The NFL has made an adjustment to its free agency calendar, moving up a key deadline from June to May 12, according to Mike Florio of Pro Football Talk.
The date of June 1 had previously been important for a number of reasons, as I laid out last spring. For one, players released or traded after June 1 had their cap numbers spread across two years of their respective teams’ cap, rather than just one year, as I explained in detail in our glossary entry on the subject.
Additionally, free agents who remain unsigned heading into June 1 were no longer attached to draft pick compensation beginning in June, meaning teams could sign those players without worrying about potentially missing out on a compensatory draft pick the following year.

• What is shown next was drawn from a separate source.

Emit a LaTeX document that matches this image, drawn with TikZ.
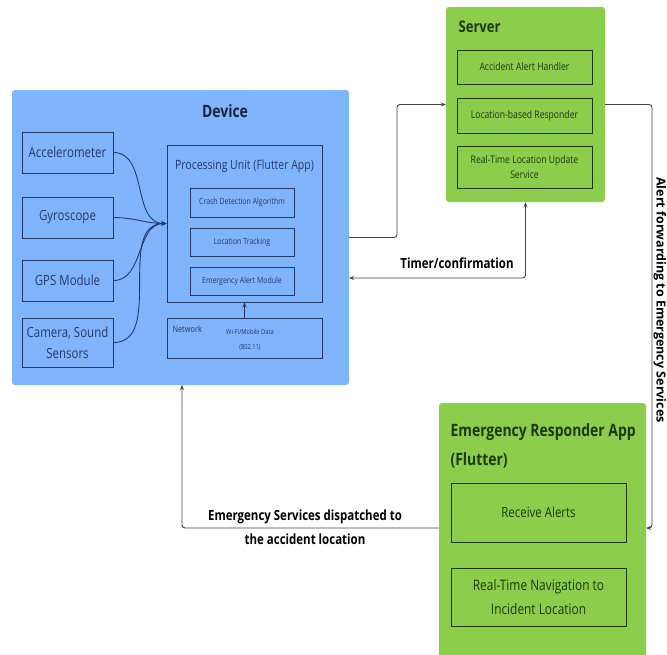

Going forward, the cutoff date will now be May 12 rather than June 1 for free agents no longer counting toward the compensatory pick formula. Jason La Canfora of CBSSports.com reported last week that the league was considering making this change because it’s a win-win proposition — unsigned players get the opportunity to find a new home a few weeks earlier, and teams are able to get those players involved in their offseason programs sooner.
However, it doesn’t sound as if teams will have the opportunity to release players and spread out their cap hits across multiple years in May, unless they specifically designate them as post-June 1 cuts. It appears clubs will still have to wait until June 1 to take advantage of that CBA quirk.